Types of Conclusive Research

Descriptive

Its objective is describing the characteristics of the market or the marketing phenomena under study. Examples: Size of the market or how it is divided (Market Share) / Budget of the potential customers or general customer profiles / Product usage rates.

Cross-Sectional

Collecting information from a sample at a single time. In cross-sectional, there are two types: Single cross-sectional: One sample / Multiple cross-sectional: Several samples with the same characteristic or differences (Geographic, Time, or other characteristics).

Longitudinal

Fixed sample (or samples) measured repeatedly. Longitudinal can study trends and obtain more information accurately but can generate non-representative samples and response bias.

Causal

Its objective is understanding the relationship that exists between variables. Difficult to understand between what variables are the cause = difficult, but the most complete. Dependent Variables (it is caused) – Independent Variables (it is the cause). Assesses cause-effect relationships. The best approach is the experimental design (controlled environment). Unfortunately, in Social Science, doing experiments is difficult and/or costly.
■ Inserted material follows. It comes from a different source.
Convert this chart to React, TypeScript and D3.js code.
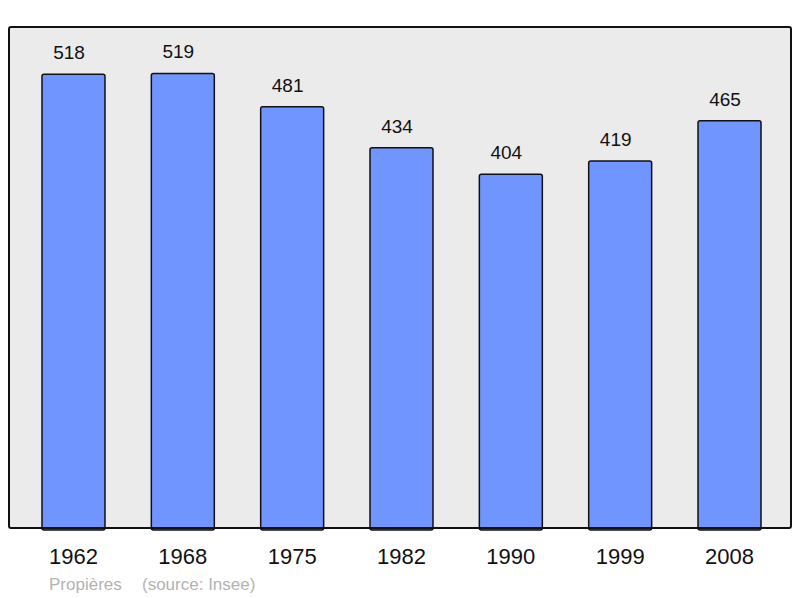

Relation Between the Types of Research

The distinction between exploratory design and conclusive design (descriptive and causal) is not absolute. They can be used at the same time to serve different purposes. Exploratory can serve as a beginning point when we do not know possible attractive segments or too much about relevant product features. Then we can use descriptive only for the attractive segments or make emphasis on important points. Also, we can conduct causal research on the effect of regular consumption on long-term health, but if our hypothesis is not conclusive, maybe we can conduct exploratory research to re-evaluate our model.